[Work to do] Begin with the first line and repeat exactly through the line containing "70, 67, 66]"; leave every image out.

[Given information]
★ ★ ★ ★ ★ ★ ★
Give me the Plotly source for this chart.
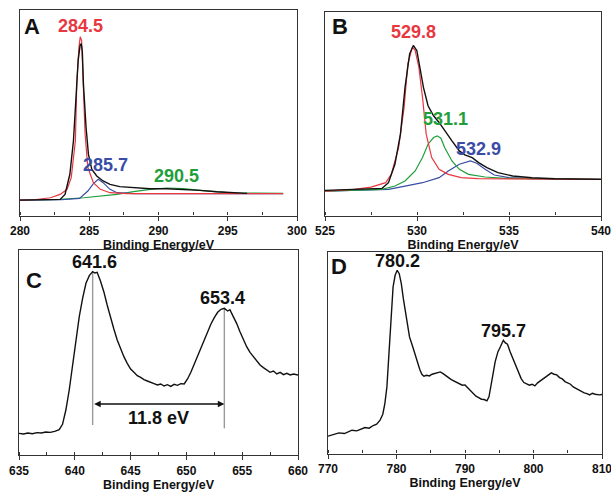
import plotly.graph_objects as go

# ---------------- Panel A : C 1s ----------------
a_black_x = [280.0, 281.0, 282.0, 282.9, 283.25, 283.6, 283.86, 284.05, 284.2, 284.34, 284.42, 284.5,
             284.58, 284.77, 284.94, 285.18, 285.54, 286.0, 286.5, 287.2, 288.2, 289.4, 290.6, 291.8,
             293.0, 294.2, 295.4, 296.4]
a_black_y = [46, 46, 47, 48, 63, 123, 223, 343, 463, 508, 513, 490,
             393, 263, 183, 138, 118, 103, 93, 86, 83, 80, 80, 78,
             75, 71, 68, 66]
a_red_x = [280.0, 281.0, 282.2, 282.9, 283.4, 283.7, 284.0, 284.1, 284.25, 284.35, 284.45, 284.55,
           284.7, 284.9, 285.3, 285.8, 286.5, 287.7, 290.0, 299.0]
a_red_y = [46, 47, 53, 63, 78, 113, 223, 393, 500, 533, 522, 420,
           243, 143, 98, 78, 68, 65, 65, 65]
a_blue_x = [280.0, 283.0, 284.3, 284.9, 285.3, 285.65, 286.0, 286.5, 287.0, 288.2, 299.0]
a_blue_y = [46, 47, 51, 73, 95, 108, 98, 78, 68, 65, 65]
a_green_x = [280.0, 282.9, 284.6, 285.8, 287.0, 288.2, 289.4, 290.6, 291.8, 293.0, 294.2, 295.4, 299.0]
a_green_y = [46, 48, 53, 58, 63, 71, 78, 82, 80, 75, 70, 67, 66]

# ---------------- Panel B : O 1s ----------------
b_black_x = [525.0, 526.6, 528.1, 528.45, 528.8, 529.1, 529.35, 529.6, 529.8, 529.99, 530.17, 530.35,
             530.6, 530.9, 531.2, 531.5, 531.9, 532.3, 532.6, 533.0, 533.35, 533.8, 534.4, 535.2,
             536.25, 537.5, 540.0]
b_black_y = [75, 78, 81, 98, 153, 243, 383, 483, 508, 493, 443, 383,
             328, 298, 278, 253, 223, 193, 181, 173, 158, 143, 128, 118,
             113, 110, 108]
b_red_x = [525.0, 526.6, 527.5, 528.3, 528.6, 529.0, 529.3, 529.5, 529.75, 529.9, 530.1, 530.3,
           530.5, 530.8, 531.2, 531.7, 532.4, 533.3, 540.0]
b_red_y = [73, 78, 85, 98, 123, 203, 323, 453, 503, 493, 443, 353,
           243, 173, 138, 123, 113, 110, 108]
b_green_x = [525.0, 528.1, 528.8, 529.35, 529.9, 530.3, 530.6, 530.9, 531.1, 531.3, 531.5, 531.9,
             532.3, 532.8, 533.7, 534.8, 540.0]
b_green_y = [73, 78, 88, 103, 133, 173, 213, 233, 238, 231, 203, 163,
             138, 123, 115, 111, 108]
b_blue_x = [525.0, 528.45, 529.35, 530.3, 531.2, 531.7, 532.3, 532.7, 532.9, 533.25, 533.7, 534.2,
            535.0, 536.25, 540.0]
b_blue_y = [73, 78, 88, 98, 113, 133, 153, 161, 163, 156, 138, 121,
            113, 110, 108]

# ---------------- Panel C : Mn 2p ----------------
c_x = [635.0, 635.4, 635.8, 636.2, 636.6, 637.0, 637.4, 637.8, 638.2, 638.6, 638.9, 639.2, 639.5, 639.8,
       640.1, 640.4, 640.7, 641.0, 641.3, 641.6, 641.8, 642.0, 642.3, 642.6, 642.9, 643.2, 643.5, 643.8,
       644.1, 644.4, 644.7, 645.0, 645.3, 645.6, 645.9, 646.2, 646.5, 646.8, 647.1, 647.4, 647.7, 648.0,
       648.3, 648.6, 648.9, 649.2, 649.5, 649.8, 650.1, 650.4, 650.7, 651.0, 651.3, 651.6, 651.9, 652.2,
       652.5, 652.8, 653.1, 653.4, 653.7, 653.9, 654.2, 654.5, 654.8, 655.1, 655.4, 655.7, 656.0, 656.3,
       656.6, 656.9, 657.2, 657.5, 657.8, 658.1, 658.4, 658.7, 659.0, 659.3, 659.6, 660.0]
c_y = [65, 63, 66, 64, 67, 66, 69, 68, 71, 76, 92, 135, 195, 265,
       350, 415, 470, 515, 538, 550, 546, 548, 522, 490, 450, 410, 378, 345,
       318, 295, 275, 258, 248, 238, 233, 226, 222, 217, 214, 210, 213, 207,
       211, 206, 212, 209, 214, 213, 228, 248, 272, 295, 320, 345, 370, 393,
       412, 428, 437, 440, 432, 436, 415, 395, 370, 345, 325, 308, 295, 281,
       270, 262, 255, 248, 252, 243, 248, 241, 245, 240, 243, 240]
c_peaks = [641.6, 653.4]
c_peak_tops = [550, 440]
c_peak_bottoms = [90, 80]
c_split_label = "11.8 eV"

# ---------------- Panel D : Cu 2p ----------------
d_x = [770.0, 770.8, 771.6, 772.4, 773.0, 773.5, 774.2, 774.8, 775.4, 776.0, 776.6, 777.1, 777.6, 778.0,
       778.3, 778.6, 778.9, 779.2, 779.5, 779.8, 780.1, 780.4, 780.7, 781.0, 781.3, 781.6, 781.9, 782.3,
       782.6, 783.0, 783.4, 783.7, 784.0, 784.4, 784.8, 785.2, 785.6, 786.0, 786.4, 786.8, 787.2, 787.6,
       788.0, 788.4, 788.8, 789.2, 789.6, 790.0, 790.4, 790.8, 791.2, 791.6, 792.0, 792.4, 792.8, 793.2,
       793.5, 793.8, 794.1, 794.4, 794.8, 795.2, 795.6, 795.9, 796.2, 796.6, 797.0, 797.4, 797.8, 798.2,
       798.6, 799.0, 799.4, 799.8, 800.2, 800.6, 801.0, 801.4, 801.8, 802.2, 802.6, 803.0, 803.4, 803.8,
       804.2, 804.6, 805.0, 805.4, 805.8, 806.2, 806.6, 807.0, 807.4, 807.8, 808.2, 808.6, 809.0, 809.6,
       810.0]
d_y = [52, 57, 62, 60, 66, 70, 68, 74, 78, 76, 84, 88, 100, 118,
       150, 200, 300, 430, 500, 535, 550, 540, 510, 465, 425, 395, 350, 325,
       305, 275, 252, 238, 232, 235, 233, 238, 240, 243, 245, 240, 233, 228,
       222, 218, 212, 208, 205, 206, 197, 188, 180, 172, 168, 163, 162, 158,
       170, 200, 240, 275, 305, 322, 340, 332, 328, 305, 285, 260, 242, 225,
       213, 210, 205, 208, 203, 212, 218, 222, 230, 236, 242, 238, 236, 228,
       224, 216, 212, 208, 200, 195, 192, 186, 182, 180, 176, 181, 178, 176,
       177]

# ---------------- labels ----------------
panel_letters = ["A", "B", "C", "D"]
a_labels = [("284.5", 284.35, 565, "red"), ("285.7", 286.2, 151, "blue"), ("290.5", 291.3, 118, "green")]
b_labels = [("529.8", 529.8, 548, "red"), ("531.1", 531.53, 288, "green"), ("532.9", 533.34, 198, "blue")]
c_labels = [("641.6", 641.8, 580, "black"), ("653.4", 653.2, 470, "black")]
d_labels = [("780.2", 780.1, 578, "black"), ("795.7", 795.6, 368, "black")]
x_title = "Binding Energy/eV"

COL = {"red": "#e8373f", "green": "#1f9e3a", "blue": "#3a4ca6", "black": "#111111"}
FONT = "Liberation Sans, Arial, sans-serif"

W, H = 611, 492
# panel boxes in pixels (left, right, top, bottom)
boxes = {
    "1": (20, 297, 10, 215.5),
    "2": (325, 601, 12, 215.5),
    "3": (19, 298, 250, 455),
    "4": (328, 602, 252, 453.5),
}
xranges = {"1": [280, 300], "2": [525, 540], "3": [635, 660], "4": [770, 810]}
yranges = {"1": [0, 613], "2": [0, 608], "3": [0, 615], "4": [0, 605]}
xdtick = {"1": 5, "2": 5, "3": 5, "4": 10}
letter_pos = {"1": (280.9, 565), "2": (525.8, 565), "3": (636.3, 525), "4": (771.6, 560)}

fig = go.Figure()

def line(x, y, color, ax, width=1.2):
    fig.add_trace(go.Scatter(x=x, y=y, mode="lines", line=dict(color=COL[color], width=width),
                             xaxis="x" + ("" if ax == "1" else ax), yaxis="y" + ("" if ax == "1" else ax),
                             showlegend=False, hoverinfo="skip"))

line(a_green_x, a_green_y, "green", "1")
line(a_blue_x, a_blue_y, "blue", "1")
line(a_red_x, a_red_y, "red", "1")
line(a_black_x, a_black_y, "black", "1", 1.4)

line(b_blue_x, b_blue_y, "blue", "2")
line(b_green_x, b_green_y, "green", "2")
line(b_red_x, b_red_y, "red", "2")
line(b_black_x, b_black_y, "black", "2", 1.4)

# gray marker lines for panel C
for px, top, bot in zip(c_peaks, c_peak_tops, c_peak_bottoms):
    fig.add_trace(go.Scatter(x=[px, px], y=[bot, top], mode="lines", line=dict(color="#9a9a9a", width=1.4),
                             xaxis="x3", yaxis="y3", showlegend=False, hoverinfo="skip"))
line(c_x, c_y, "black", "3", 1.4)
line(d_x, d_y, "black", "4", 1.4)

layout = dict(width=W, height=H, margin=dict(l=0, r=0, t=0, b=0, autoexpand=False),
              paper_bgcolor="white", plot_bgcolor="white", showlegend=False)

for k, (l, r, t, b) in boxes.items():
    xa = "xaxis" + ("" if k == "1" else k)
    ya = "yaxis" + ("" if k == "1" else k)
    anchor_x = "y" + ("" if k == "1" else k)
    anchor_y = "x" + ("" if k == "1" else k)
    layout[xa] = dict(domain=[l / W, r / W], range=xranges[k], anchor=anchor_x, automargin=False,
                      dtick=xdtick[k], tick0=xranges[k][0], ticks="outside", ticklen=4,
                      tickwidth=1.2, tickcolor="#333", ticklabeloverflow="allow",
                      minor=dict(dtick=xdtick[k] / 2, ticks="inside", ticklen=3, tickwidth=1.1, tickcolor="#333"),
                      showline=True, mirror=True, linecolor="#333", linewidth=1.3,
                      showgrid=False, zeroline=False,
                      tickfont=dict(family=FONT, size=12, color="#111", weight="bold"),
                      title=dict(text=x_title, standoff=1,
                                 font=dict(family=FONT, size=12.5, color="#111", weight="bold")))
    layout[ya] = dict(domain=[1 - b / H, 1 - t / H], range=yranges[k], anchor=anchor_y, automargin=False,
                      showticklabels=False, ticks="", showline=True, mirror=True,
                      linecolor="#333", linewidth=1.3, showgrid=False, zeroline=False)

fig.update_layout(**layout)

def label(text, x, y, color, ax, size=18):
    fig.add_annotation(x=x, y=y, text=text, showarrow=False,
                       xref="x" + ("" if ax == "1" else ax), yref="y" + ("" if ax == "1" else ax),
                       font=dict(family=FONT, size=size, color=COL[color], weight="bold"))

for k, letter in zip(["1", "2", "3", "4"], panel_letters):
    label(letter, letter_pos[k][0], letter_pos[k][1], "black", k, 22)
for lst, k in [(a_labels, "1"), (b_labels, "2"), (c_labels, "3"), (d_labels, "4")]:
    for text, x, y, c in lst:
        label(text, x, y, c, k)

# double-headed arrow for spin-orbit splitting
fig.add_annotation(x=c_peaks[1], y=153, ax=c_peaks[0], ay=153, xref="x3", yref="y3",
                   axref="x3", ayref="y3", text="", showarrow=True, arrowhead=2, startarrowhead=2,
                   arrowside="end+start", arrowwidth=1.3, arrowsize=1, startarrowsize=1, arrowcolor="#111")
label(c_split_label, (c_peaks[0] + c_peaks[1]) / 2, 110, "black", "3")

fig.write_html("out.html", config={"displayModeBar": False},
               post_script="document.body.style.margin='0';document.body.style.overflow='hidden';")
★ ★ ★ ★ ★ ★ ★
[Output of the task]
Give me the Plotly source for this chart.
import plotly.graph_objects as go

# ---------------- Panel A : C 1s ----------------
a_black_x = [280.0, 281.0, 282.0, 282.9, 283.25, 283.6, 283.86, 284.05, 284.2, 284.34, 284.42, 284.5,
             284.58, 284.77, 284.94, 285.18, 285.54, 286.0, 286.5, 287.2, 288.2, 289.4, 290.6, 291.8,
             293.0, 294.2, 295.4, 296.4]
a_black_y = [46, 46, 47, 48, 63, 123, 223, 343, 463, 508, 513, 490,
             393, 263, 183, 138, 118, 103, 93, 86, 83, 80, 80, 78,
             75, 71, 68, 66]
a_red_x = [280.0, 281.0, 282.2, 282.9, 283.4, 283.7, 284.0, 284.1, 284.25, 284.35, 284.45, 284.55,
           284.7, 284.9, 285.3, 285.8, 286.5, 287.7, 290.0, 299.0]
a_red_y = [46, 47, 53, 63, 78, 113, 223, 393, 500, 533, 522, 420,
           243, 143, 98, 78, 68, 65, 65, 65]
a_blue_x = [280.0, 283.0, 284.3, 284.9, 285.3, 285.65, 286.0, 286.5, 287.0, 288.2, 299.0]
a_blue_y = [46, 47, 51, 73, 95, 108, 98, 78, 68, 65, 65]
a_green_x = [280.0, 282.9, 284.6, 285.8, 287.0, 288.2, 289.4, 290.6, 291.8, 293.0, 294.2, 295.4, 299.0]
a_green_y = [46, 48, 53, 58, 63, 71, 78, 82, 80, 75, 70, 67, 66]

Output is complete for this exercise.